Electron Holography of Magnetic Materials

Abstract

Transmission electron microscopy (TEM) involves the use of high-energy (60-3000 keV) electrons that have passed through a thin specimen to record images, diffraction patterns or spectroscopic information from a region of interest. Many different TEM techniques have been developed over the years into highly sophisticated methodologies that have found widespread application across scientific disciplines. Because the TEM has an unparalleled ability to provide structural and chemical information over a range of length scales down to atomic dimensions, it has developed into an indispensable tool for scientists who are interested in understanding the properties of nanostructured materials and in manipulating their behavior (Smith, 2007). State-of-the-art TEMs are now equipped with spherical and chromatic aberration correctors and can provide interpretable image resolutions of 0.05 nm (Erni et al., 2009). However, in addition to conventional TEM techniques that can be used to provide structural and compositional information about materials, the TEM also allows magnetic and electrostatic fields in specimens to be imaged with nanometer spatial resolution.
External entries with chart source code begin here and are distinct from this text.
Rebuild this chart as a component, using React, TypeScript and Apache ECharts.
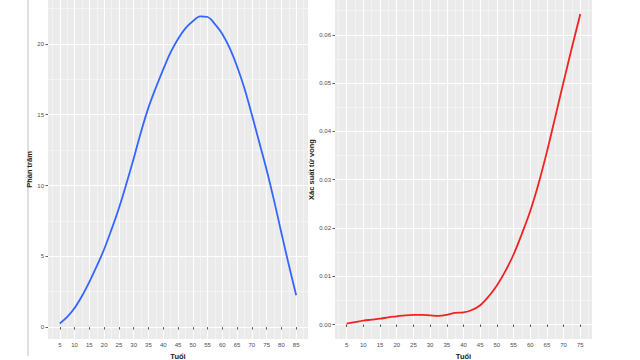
import React, { useEffect, useRef } from "react";
import * as echarts from "echarts";

const leftAges = [5, 7.5, 10, 12.5, 15, 17.5, 20, 22.5, 25, 27.5, 30, 32.5, 35, 37.5, 40, 42.5, 45, 47.5, 50, 52.5, 55, 57.5, 60, 62.5, 65, 67.5, 70, 72.5, 75, 77.5, 80, 82.5, 85];
const leftPercent = [0.25, 0.72, 1.35, 2.2, 3.2, 4.3, 5.5, 6.9, 8.4, 10.1, 11.9, 13.8, 15.5, 16.9, 18.2, 19.4, 20.35, 21.1, 21.6, 21.95, 21.9, 21.4, 20.7, 19.7, 18.4, 16.85, 15.0, 13.05, 11.1, 8.95, 6.65, 4.4, 2.25];

const rightAges = [5, 7.5, 10, 12.5, 15, 17.5, 20, 22.5, 25, 27.5, 30, 32.5, 35, 37.5, 40, 42.5, 45, 47.5, 50, 52.5, 55, 57.5, 60, 62.5, 65, 67.5, 70, 72.5, 75];
const rightProb = [0.0002, 0.0005, 0.0008, 0.001, 0.0012, 0.0015, 0.0017, 0.0019, 0.002, 0.002, 0.0019, 0.0018, 0.002, 0.0024, 0.0025, 0.003, 0.004, 0.0058, 0.0081, 0.011, 0.0145, 0.0188, 0.0235, 0.0292, 0.0358, 0.043, 0.0503, 0.0574, 0.0643];

const leftXTicks = [5, 10, 15, 20, 25, 30, 35, 40, 45, 50, 55, 60, 65, 70, 75, 80, 85];
const leftXMinor = [2.5, 7.5, 12.5, 17.5, 22.5, 27.5, 32.5, 37.5, 42.5, 47.5, 52.5, 57.5, 62.5, 67.5, 72.5, 77.5, 82.5, 87.5];
const leftYTicks = [0, 5, 10, 15, 20];
const leftYMinor = [2.5, 7.5, 12.5, 17.5, 22.5];

const rightXTicks = [5, 10, 15, 20, 25, 30, 35, 40, 45, 50, 55, 60, 65, 70, 75];
const rightXMinor = [2.5, 7.5, 12.5, 17.5, 22.5, 27.5, 32.5, 37.5, 42.5, 47.5, 52.5, 57.5, 62.5, 67.5, 72.5, 77.5];
const rightYTicks = [0, 0.01, 0.02, 0.03, 0.04, 0.05, 0.06];
const rightYMinor = [0.005, 0.015, 0.025, 0.035, 0.045, 0.055, 0.065];

const FONT = "Liberation Sans, Arial, sans-serif";
const TICK_COLOR = "#4D4D4D";

function majorAxis(gridIndex: number, min: number, max: number, ticks: number[], isY: boolean, name: string, nameGap: number, fmt?: (v: number) => string) {
  return {
    type: "value",
    gridIndex,
    min,
    max,
    position: isY ? "left" : "bottom",
    name,
    nameLocation: "middle",
    nameGap,
    nameTextStyle: { fontFamily: FONT, fontSize: 7.5, fontWeight: "bold", color: "#222" },
    axisLine: { show: false },
    axisTick: { show: true, length: 2.5, customValues: ticks, lineStyle: { color: "#333", width: 0.8 } },
    axisLabel: {
      show: true,
      customValues: ticks,
      margin: isY ? 4 : 3,
      fontFamily: FONT,
      fontSize: 6,
      color: TICK_COLOR,
      formatter: fmt ? (v: number) => fmt(v) : (v: number) => String(v),
    },
    splitLine: { show: true, lineStyle: { color: "#FFFFFF", width: 1.1 } },
  };
}

function minorAxis(gridIndex: number, min: number, max: number, ticks: number[], isY: boolean) {
  return {
    type: "value",
    gridIndex,
    min,
    max,
    position: isY ? "right" : "top",
    axisLine: { show: false },
    axisTick: { show: false, customValues: ticks },
    axisLabel: { show: false, customValues: ticks },
    splitLine: { show: true, lineStyle: { color: "#F8F8F8", width: 0.6 } },
  };
}

export default function App() {
  const ref = useRef<HTMLDivElement>(null);
  useEffect(() => {
    document.body.style.margin = "0";
    const chart = echarts.init(ref.current!, null, { renderer: "svg" });
    const leftData = leftAges.map((a, i) => [a, leftPercent[i]]);
    const rightData = rightAges.map((a, i) => [a, rightProb[i]]);
    chart.setOption({
      animation: false,
      backgroundColor: "#FFFFFF",
      grid: [
        { left: 48, top: 0, width: 260, height: 339, show: true, backgroundColor: "#EBEBEB", borderWidth: 0, containLabel: false, outerBoundsMode: "none" },
        { left: 335, top: 0, width: 257, height: 339, show: true, backgroundColor: "#EBEBEB", borderWidth: 0, containLabel: false, outerBoundsMode: "none" },
      ],
      xAxis: [
        majorAxis(0, 1, 89, leftXTicks, false, "Tuổi", 9),
        minorAxis(0, 1, 89, leftXMinor, false),
        majorAxis(1, 1.5, 78.5, rightXTicks, false, "Tuổi", 9),
        minorAxis(1, 1.5, 78.5, rightXMinor, false),
      ],
      yAxis: [
        majorAxis(0, -0.84, 23.1, leftYTicks, true, "Phần trăm", 8),
        minorAxis(0, -0.84, 23.1, leftYMinor, true),
        majorAxis(1, -0.003, 0.0672, rightYTicks, true, "Xác suất tử vong", 13, (v) => v.toFixed(2)),
        minorAxis(1, -0.003, 0.0672, rightYMinor, true),
      ],
      series: [
        {
          type: "line",
          xAxisIndex: 0,
          yAxisIndex: 0,
          data: leftData,
          smooth: 0.35,
          showSymbol: false,
          lineStyle: { color: "#3366FF", width: 1.8 },
          z: 5,
        },
        {
          type: "line",
          xAxisIndex: 2,
          yAxisIndex: 2,
          data: rightData,
          smooth: 0.35,
          showSymbol: false,
          lineStyle: { color: "#F02222", width: 1.8 },
          z: 5,
        },
      ],
      graphic: [
        {
          type: "line",
          shape: { x1: 28, y1: 0, x2: 28, y2: 356 },
          style: { stroke: "#D6D6D6", lineWidth: 1.5 },
        },
      ],
    });
    return () => chart.dispose();
  }, []);
  return <div ref={ref} style={{ width: 640, height: 360 }} />;
}
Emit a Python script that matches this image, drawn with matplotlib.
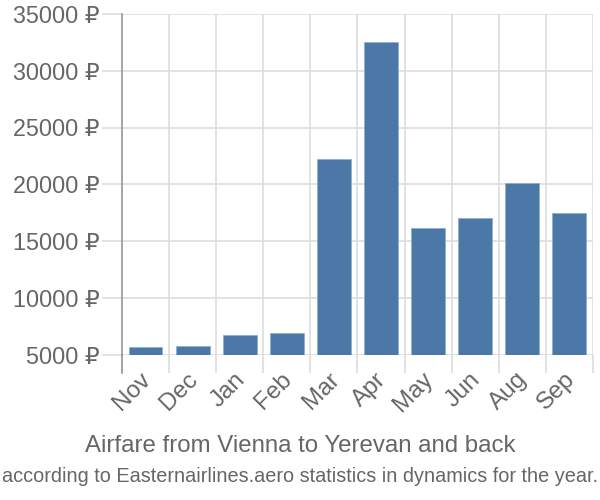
import numpy as np
import matplotlib.pyplot as plt
from matplotlib.transforms import ScaledTranslation

months = ["Nov", "Dec", "Jan", "Feb", "Mar", "Apr", "May", "Jun", "Aug", "Sep"]
prices = [5690, 5720, 6750, 6870, 22220, 32490, 16140, 17070, 20130, 17460]
yticks = [5000, 10000, 15000, 20000, 25000, 30000, 35000]

title = "Airfare from Vienna to Yerevan and back"
subtitle = "according to Easternairlines.aero statistics in dynamics for the year."

plt.rcParams['font.family'] = ['Liberation Sans', 'DejaVu Sans']
grey = '#666666'

fig = plt.figure(figsize=(6, 5), dpi=100)
ax = fig.add_axes([0.2033, 0.291, 0.785, 0.681])

x = np.arange(len(months))
ax.bar(x, prices, width=0.72, color='#4c78a8', edgecolor='#8fb0d0',
       linewidth=0.6, zorder=3)

ax.set_xlim(-0.5, len(months) - 0.5)
ax.set_ylim(5000, 35000)

# y axis: labels with rouble sign, light ticks running into the grid
ax.set_yticks(yticks)
ax.set_yticklabels([f"{v} ₽" for v in yticks], fontsize=16.8, color=grey)
ax.tick_params(axis='y', length=14.4, color='#dddddd', width=1.2, pad=1.5)

# x axis: labels at bar centres, ticks + grid at category boundaries
ax.set_xticks(x)
ax.set_xticklabels(months, fontsize=17.5, color=grey, rotation=45,
                   ha='right', va='top', rotation_mode='anchor')
ax.tick_params(axis='x', which='major', length=0, pad=10)
ax.set_xticks(np.arange(len(months) + 1) - 0.5, minor=True)
ax.tick_params(axis='x', which='minor', length=13, color='#dddddd', width=1.2)
shift = ScaledTranslation(-0.06, 0, fig.dpi_scale_trans)
for lab in ax.get_xticklabels():
    lab.set_transform(lab.get_transform() + shift)

ax.grid(axis='y', color='#dddddd', linewidth=1.2, zorder=0)
ax.grid(axis='x', which='minor', color='#dddddd', linewidth=1.2, zorder=0)

for s in ['top', 'right', 'bottom']:
    ax.spines[s].set_visible(False)
ax.spines['left'].set_color('#999999')
ax.spines['left'].set_linewidth(1.2)
ax.axvline(-0.5, ymin=-0.053, ymax=0, color='#999999', linewidth=1.2, clip_on=False)

fig.text(0.5, 0.108, title, ha='center', va='center', fontsize=17.3, color=grey)
fig.text(0.5, 0.048, subtitle, ha='center', va='center', fontsize=14.3, color=grey,
         family=['Liberation Sans Narrow', 'Liberation Sans', 'DejaVu Sans'])

fig.savefig('out.png', dpi=100)
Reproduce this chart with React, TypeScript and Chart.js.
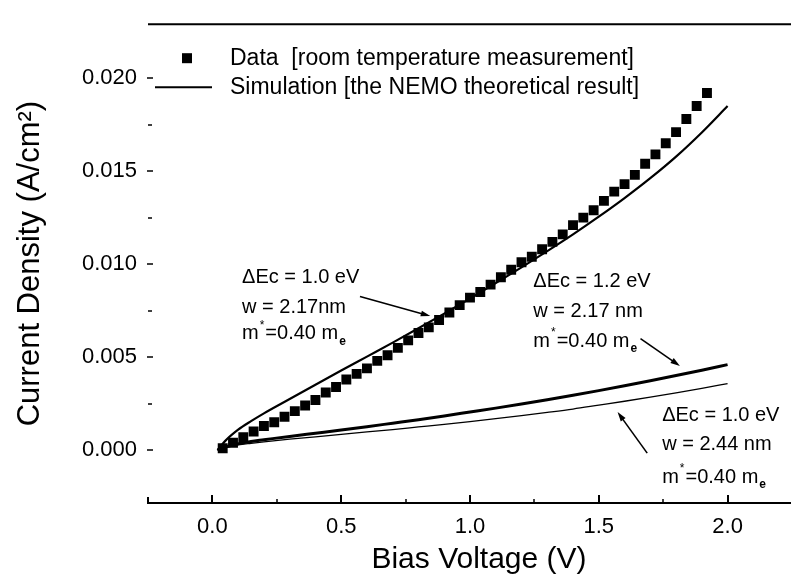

One of the most powerful techniques for providing this information is electron holography, which was originally proposed as a means to compensate for lens aberrations and to improve electron microscope resolution (Gabor, 1949). Electron holography is still the only technique that provides direct access to the phase shift of the electron wave that has passed through a thin specimen, in contrast to more conventional TEM techniques that record only spatial distributions of image intensity. Electron holography has only recently become widely available on commercial electron microscopes. The earliest studies using electron holography were restricted by the limited brightness and coherence of the tungsten filaments that were used as electron sources (Haine & Mulvey, 1952). The availability of high brightness, stable, coherent field emission electron guns now allows electron holography to be applied to a wide variety of materials such as quantum well structures, magnetic thin films, semiconductor devices, natural rocks and biominerals.